I started with a very simple search: cat

Hover over the image and you have options to Save to a list and to favourite it. It will also show you the title of the image and who created it. Click on the image and you are shown further information including tags together with a link that takes you to the original source.

So far, so good although I did think it rather odd that the image should have tags for both norwegian forest cat and nebelung but assumed that perhaps the cat was a cross between the two.

I decided to narrow down the search to norwegian forest cat, and this is where things started to go very wrong. There were a handful of cats but the rest seemed irrelevant. I put the terms inside quotation marks "norwegian forest cat". It made no difference.

I had a look at one of the non-cat images and the reason it had been picked up was that the creator called themselves Norwegian Forest Cat! So I unticked the options on the search screen for creator and title, leaving just the tags. At least the results were now cats but most did not look anything like norwegians.

CC Image search Norwegian Forest Cat in tags

I looked at the tags for one of the short haired mogs.

It seems that this is a very special creature. It is both a domestic long haired cat and a domestic short haired cat, a norwegian forest cat and a manx, a european shorthair and an american short hair. The creator of this photo must have had a brainstorm when allocating the tags, or perhaps Flickr's automatic tagging system had kicked in? It does sometimes come up with truly bizarre tags. I clicked through to Flickr to view the original.

The original tags were very different. The two sets had only cat, pet, and animal in common. I have no idea where the tags on the CC photo page had come from and could not find any information on how they had been assigned. This was repeated with all of the dozen images that I looked at in detail.

I decided to give up on cats and try one of my other test searches: Reading Repair Cafe. I know that there are about 75 images on Flickr that have been placed in the public domain. I know that because I took them. To make it easier on CC Search I choose to search titles and tags, and just the Flickr Collection. The results were total rubbish.

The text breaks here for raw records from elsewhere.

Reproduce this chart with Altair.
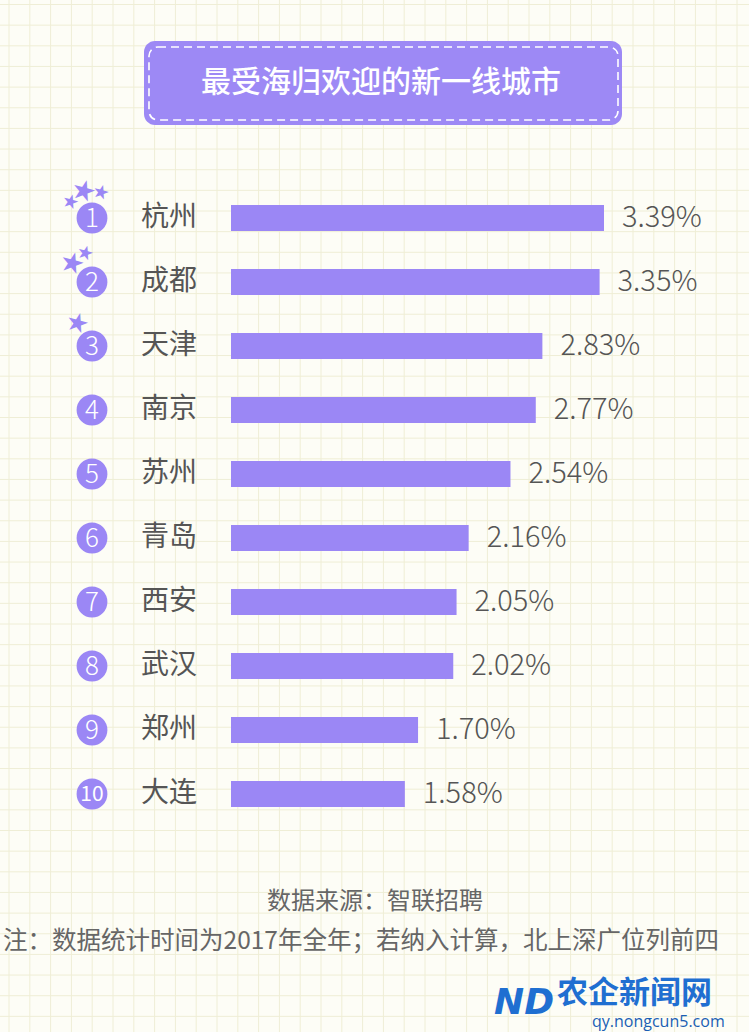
import altair as alt
import pandas as pd

# ---- data ----
ranks = [1, 2, 3, 4, 5, 6, 7, 8, 9, 10]
cities = ["杭州", "成都", "天津", "南京", "苏州", "青岛", "西安", "武汉", "郑州", "大连"]
values = [3.39, 3.35, 2.83, 2.77, 2.54, 2.16, 2.05, 2.02, 1.70, 1.58]
labels = ["3.39%", "3.35%", "2.83%", "2.77%", "2.54%", "2.16%", "2.05%", "2.02%", "1.70%", "1.58%"]

title_text = "最受海归欢迎的新一线城市"
source_text = "数据来源：智联招聘"
note_text = "注：数据统计时间为2017年全年；若纳入计算，北上深广位列前四"

W, H = 749, 1032
BAR = "#9b87f5"
TXT = "#555555"
FONT = "Noto Sans CJK SC"

df = pd.DataFrame({"rank": ranks, "city": cities, "value": values, "label": labels})
df["num"] = df["rank"].astype(str)

# ---- background grid (decoration) ----
grid_x = pd.DataFrame({"gx": [9 + 20.8 * i for i in range(37)]})
grid_y = pd.DataFrame({"gy": [4.5 + 20.65 * i for i in range(51)]})
GRID = "#efeed6"
vgrid = alt.Chart(grid_x).mark_rule(color=GRID, strokeWidth=1).encode(
    x=alt.X("gx:Q", scale=alt.Scale(domain=[0, W], range=[0, W], padding=0), axis=None),
    y=alt.value(0), y2=alt.value(H))
hgrid = alt.Chart(grid_y).mark_rule(color=GRID, strokeWidth=1).encode(
    y=alt.Y("gy:Q", scale=alt.Scale(domain=[0, H], range=[0, H], padding=0), axis=None),
    x=alt.value(0), x2=alt.value(W))
grid = alt.layer(vgrid, hgrid)

# ---- main chart ----
xs = alt.Scale(domain=[0, 3.39], range=[231, 604], nice=False, zero=True, padding=0)
ys = alt.Scale(domain=[1, 10], range=[218, 794], nice=False, zero=False, padding=0)
base = alt.Chart(df)
X = alt.X("value:Q", scale=xs, axis=None)
Y = alt.Y("rank:Q", scale=ys, axis=None)

bars = base.mark_bar(color=BAR, size=26, orient="horizontal").encode(
    x=X, x2=alt.datum(0), y=Y)
vals = base.mark_text(align="left", baseline="middle", dx=18, fontSize=29,
                      font=FONT, color=TXT, fontWeight=300).encode(
    x=X, y=Y, text="label:N")
circles = base.mark_circle(color=BAR, opacity=1, size=950).encode(
    x=alt.value(92), y=Y)
nums = base.transform_filter("datum.rank < 10").mark_text(
    color="white", fontSize=26, font=FONT, fontWeight=300, baseline="middle",
    align="center", dy=1).encode(
    x=alt.value(92), y=Y, text="num:N")
num10 = base.transform_filter("datum.rank == 10").mark_text(
    color="white", fontSize=21, font=FONT, baseline="middle", align="center", dy=1).encode(
    x=alt.value(92), y=Y, text="num:N")
names = base.mark_text(align="left", baseline="middle", fontSize=28, font=FONT,
                       color=TXT).encode(x=alt.value(141), y=Y, text="city:N")

# stars (decoration) beside the top three
star_specs = [(1, -25, -10, 19), (1, -15, -23, 28), (1, 2, -27, 19),
              (2, -24, -12, 28), (2, -14, -26, 19),
              (3, -20, -18, 26)]
stars = []
for r, sdx, sdy, fs in star_specs:
    stars.append(
        base.transform_filter(f"datum.rank == {r}").mark_text(
            text="★", color=BAR, fontSize=fs, font="DejaVu Sans",
            align="center", baseline="middle", dx=sdx, dy=sdy, angle=15).encode(
            x=alt.value(92), y=Y))

main = alt.layer(bars, vals, circles, nums, num10, names, *stars)

# ---- title box ----
one = pd.DataFrame({"k": [0]})
box = alt.Chart(one).mark_rect(color="#9d89f5", cornerRadius=11).encode(
    x=alt.value(144), x2=alt.value(622), y=alt.value(41), y2=alt.value(125))
dash = alt.Chart(one).mark_rect(fill=None, stroke="white", strokeWidth=1.6,
                                strokeDash=[8, 5], cornerRadius=9).encode(
    x=alt.value(149), x2=alt.value(618), y=alt.value(47), y2=alt.value(120))
title = alt.Chart(one).mark_text(text=title_text, color="white", fontSize=30,
                                 font=FONT, fontWeight=500, align="center",
                                 baseline="middle").encode(
    x=alt.value(381), y=alt.value(83))

# ---- footer ----
src = alt.Chart(one).mark_text(text=source_text, color="#666666", fontSize=24,
                               font=FONT, align="center", baseline="middle").encode(
    x=alt.value(375), y=alt.value(902))
note = alt.Chart(one).mark_text(text=note_text, color="#666666", fontSize=24.5,
                                font=FONT, align="center", baseline="middle").encode(
    x=alt.value(361), y=alt.value(942))

# ---- watermark ----
wm1 = alt.Chart(one).mark_text(text="农企新闻网", color="#1f6fd1", fontSize=31,
                               font=FONT, fontWeight="bold", align="left",
                               baseline="alphabetic").encode(
    x=alt.value(557), y=alt.value(1003))
wm2 = alt.Chart(one).mark_text(text="qy.nongcun5.com", color="#1a5fb4", fontSize=16,
                               font="Open Sans", align="left",
                               baseline="alphabetic").encode(
    x=alt.value(592), y=alt.value(1027))
wm3 = alt.Chart(one).mark_text(text="ND", color="#1f6fd1", fontSize=36,
                               font="DejaVu Sans", fontWeight="bold", fontStyle="italic",
                               align="left", baseline="middle").encode(
    x=alt.value(494), y=alt.value(1003))

deco = alt.layer(box, dash, title, src, note, wm3, wm1, wm2)

chart = alt.layer(grid, main, deco).resolve_scale(
    x="independent", y="independent"
).properties(
    width=W, height=H, autosize=alt.AutoSizeParams(type="none"), padding=0,
    background="#fdfdf6"
).configure_view(stroke=None)

chart.save("out.html", embed_options={"renderer": "svg", "actions": False})
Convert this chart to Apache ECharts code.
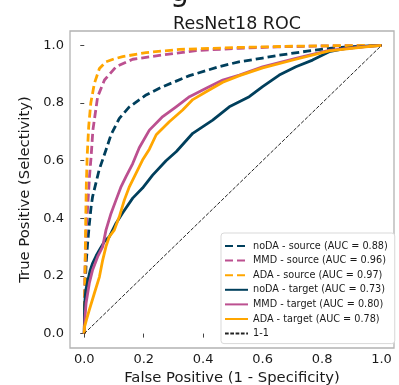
<!DOCTYPE html>
<html><head><meta charset="utf-8">
<script src="https://cdn.jsdelivr.net/npm/echarts@6/dist/echarts.min.js"></script>
<style>html,body{margin:0;padding:0;background:#fff}#c{width:399px;height:385px}</style>
</head><body><div id="c"></div><script>
const tickValues = [0, 0.2, 0.4, 0.6, 0.8, 1.0];

const noDASourceFpr = [0,0.002,0.006,0.011,0.017,0.023,0.028,0.05,0.073,0.09,0.118,0.15,0.208,0.26,0.354,0.45,0.52,0.6,0.656,0.75,0.824,0.9,1];
const noDASourceTpr = [0,0.12,0.24,0.31,0.38,0.44,0.475,0.568,0.637,0.69,0.747,0.785,0.828,0.855,0.895,0.925,0.943,0.956,0.966,0.98,0.99,0.996,1];

const mmdSourceFpr = [0,0.002,0.006,0.012,0.018,0.023,0.029,0.045,0.068,0.107,0.163,0.264,0.376,0.52,0.65,0.8,1];
const mmdSourceTpr = [0,0.2,0.35,0.45,0.55,0.614,0.706,0.822,0.88,0.926,0.952,0.967,0.982,0.99,0.995,0.998,1];

const adaSourceFpr = [0,0.001,0.003,0.005,0.007,0.01,0.015,0.022,0.034,0.051,0.073,0.1,0.129,0.208,0.32,0.52,0.7,0.85,1];
const adaSourceTpr = [0,0.1,0.25,0.4,0.52,0.62,0.72,0.8,0.868,0.92,0.943,0.953,0.961,0.975,0.986,0.993,0.997,0.999,1];

const noDATargetFpr = [0,0.001,0.005,0.011,0.02,0.028,0.04,0.051,0.068,0.084,0.107,0.13,0.163,0.196,0.23,0.275,0.31,0.365,0.432,0.488,0.555,0.6,0.656,0.712,0.768,0.824,0.88,0.95,1];
const noDATargetTpr = [0,0.1,0.15,0.18,0.22,0.244,0.27,0.29,0.32,0.336,0.383,0.42,0.47,0.505,0.55,0.6,0.632,0.695,0.741,0.787,0.822,0.857,0.897,0.926,0.949,0.978,0.99,0.997,1];

const mmdTargetFpr = [0,0.002,0.006,0.017,0.028,0.045,0.062,0.073,0.09,0.107,0.124,0.14,0.163,0.185,0.219,0.264,0.309,0.354,0.41,0.466,0.522,0.6,0.712,0.824,0.937,1];
const mmdTargetTpr = [0,0.05,0.105,0.175,0.221,0.267,0.302,0.359,0.417,0.464,0.51,0.544,0.59,0.645,0.706,0.753,0.787,0.822,0.851,0.88,0.897,0.926,0.955,0.983,0.995,1];

const adaTargetFpr = [0,0.001,0.008,0.017,0.034,0.051,0.062,0.073,0.084,0.101,0.118,0.135,0.152,0.174,0.196,0.219,0.242,0.286,0.331,0.365,0.41,0.466,0.522,0.6,0.712,0.824,0.937,1];
const adaTargetTpr = [0,0.024,0.05,0.082,0.14,0.197,0.255,0.302,0.336,0.359,0.406,0.464,0.51,0.556,0.602,0.64,0.69,0.735,0.776,0.812,0.839,0.872,0.895,0.922,0.952,0.981,0.994,1];

const diagFpr = [0, 1];
const diagTpr = [0, 1];

const seriesNames = [
  'noDA - source (AUC = 0.88)', 'MMD - source (AUC = 0.96)', 'ADA - source (AUC = 0.97)',
  'noDA - target (AUC = 0.73)', 'MMD - target (AUC = 0.80)', 'ADA - target (AUC = 0.78)', '1-1'
];

const C_NODA = '#003f5c', C_MMD = '#bc5090', C_ADA = '#ffa600';
const FONT = 'DejaVu Sans';

function pairs(xs, ys) { return xs.map((x, i) => [x, ys[i]]); }
function mk(name, xs, ys, color, dashed, width) {
  return {
    name, type: 'line', data: pairs(xs, ys), symbol: 'none', showSymbol: false,
    animation: false, silent: true, clip: true,
    lineStyle: { color, width, type: dashed ? dashed : 'solid', cap: 'butt', join: 'round' },
    itemStyle: { color }
  };
}

const chart = echarts.init(document.getElementById('c'), null, { renderer: 'canvas' });
chart.setOption({
  animation: false,
  backgroundColor: '#fff',
  textStyle: { fontFamily: FONT },
  title: {
    text: 'ResNet18 ROC', left: 232, top: 10, textAlign: 'center',
    textStyle: { fontFamily: FONT, fontSize: 17.5, fontWeight: 'normal', color: '#1a1a1a' }
  },
  graphic: [{
    type: 'text', left: 170, top: -22,
    style: { text: 'g', fontFamily: FONT, fontSize: 30, fill: '#1a1a1a' }
  }],
  grid: {
    left: 70, right: 5, top: 31, bottom: 37, show: true,
    borderColor: '#b3b3b3', borderWidth: 1.3, backgroundColor: 'transparent',
    outerBoundsMode: 'none'
  },
  legend: {
    orient: 'vertical', left: 221, top: 233,
    padding: [8, 7, 5, 3], itemGap: 4.6, itemWidth: 23, itemHeight: 10,
    backgroundColor: '#fff', borderColor: '#d9d9d9', borderWidth: 1, borderRadius: 3,
    itemStyle: { opacity: 0, borderWidth: 0 },
    textStyle: { fontFamily: FONT, fontSize: 9.7, color: '#1a1a1a' },
    data: seriesNames
  },
  xAxis: {
    type: 'value', min: -0.048, max: 1.042,
    name: 'False Positive (1 - Specificity)', nameLocation: 'middle', nameGap: 21,
    nameTextStyle: { fontFamily: FONT, fontSize: 14.8, color: '#1a1a1a' },
    axisLine: { show: false },
    axisTick: { show: true, inside: false, length: 4, customValues: tickValues, lineStyle: { color: '#444', width: 1 } },
    axisLabel: { customValues: tickValues, margin: 5, fontFamily: FONT, fontSize: 13, color: '#1a1a1a', formatter: v => v.toFixed(1) },
    splitLine: { show: false }
  },
  yAxis: {
    type: 'value', min: -0.05, max: 1.05,
    name: 'True Positive (Selectivity)', nameLocation: 'middle', nameGap: 32,
    nameTextStyle: { fontFamily: FONT, fontSize: 14.8, color: '#1a1a1a' },
    axisLine: { show: false },
    axisTick: { show: true, inside: false, length: 4, customValues: tickValues, lineStyle: { color: '#444', width: 1 } },
    axisLabel: { customValues: tickValues, margin: 6, fontFamily: FONT, fontSize: 13, color: '#1a1a1a', formatter: v => v.toFixed(1) },
    splitLine: { show: false }
  },
  series: [
    mk(seriesNames[0], noDASourceFpr, noDASourceTpr, C_NODA, [8, 4], 2.8),
    mk(seriesNames[1], mmdSourceFpr, mmdSourceTpr, C_MMD, [8, 4], 2.8),
    mk(seriesNames[2], adaSourceFpr, adaSourceTpr, C_ADA, [8, 4], 2.8),
    mk(seriesNames[3], noDATargetFpr, noDATargetTpr, C_NODA, null, 2.8),
    mk(seriesNames[4], mmdTargetFpr, mmdTargetTpr, C_MMD, null, 2.8),
    mk(seriesNames[5], adaTargetFpr, adaTargetTpr, C_ADA, null, 2.8),
    mk(seriesNames[6], diagFpr, diagTpr, '#222', [3.7, 1.6], 1)
  ]
});
</script></body></html>
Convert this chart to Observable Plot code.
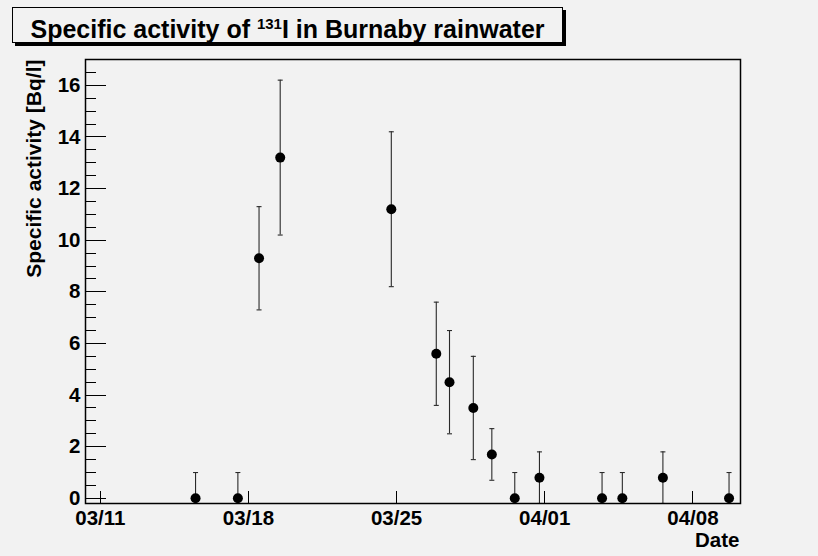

Looking at the details of the photos it became clear that CC Search is carrying out an OR search. Phrase searching did not work and using AND just created a larger collection of irrelevant images. (I confess I gave up after trawling through the first 12 pages). After the cat experience I checked the tags on a few photos but no sign of Reading Repair Cafe anywhere.

A search on Flickr and using the license filter worked a treat:

Google did a pretty good job too but to get perfect results I had to do phrase search. (Note: as this is a regular test search of mine, I signed out of my Google account and went "Incognito" to stop Google personalising the results. )

Bing also did an excellent job at finding the photos.

Admittedly, CC Image Search is a prototype and in beta so one would expect there to be a few glitches. However, glitches seem to be the norm. I ran several more tests and the main stumbling block is that it combines terms using OR. There is no other option or any commands one can use to change that. My second concern is where on earth do the tags on the CC Search photo pages come from? Most of them do not appear on the original source page and many are completely wrong. I'm afraid it is back to the drawing board for CC Search.

Wednesday 11 January 2017

Google link command gone - never much good anyway!

Search Engine Roundtable reports today that Google is advising against using the link operator in search. It seems that there have been complaints on Twitter and elsewhere that it is returning some odd results.

I have never been a fan of the command; it only ever returned a small sample of pages that link to a known page, so I don't mention it in my workshops unless asked about it by one of the participants. When I saw the advice from Google I gave it a final go on my own domain rba.co.uk and got nearly 300,000 hits. "Wow," I thought, "amazing!" Glancing through the first few results it became obvious that Google had ignored all the punctuation and was running a text search and looking for variations on rba including RBS (Royal Bank of Scotland).

No great loss, but a sign that other more useful operators and commands may be for the chop.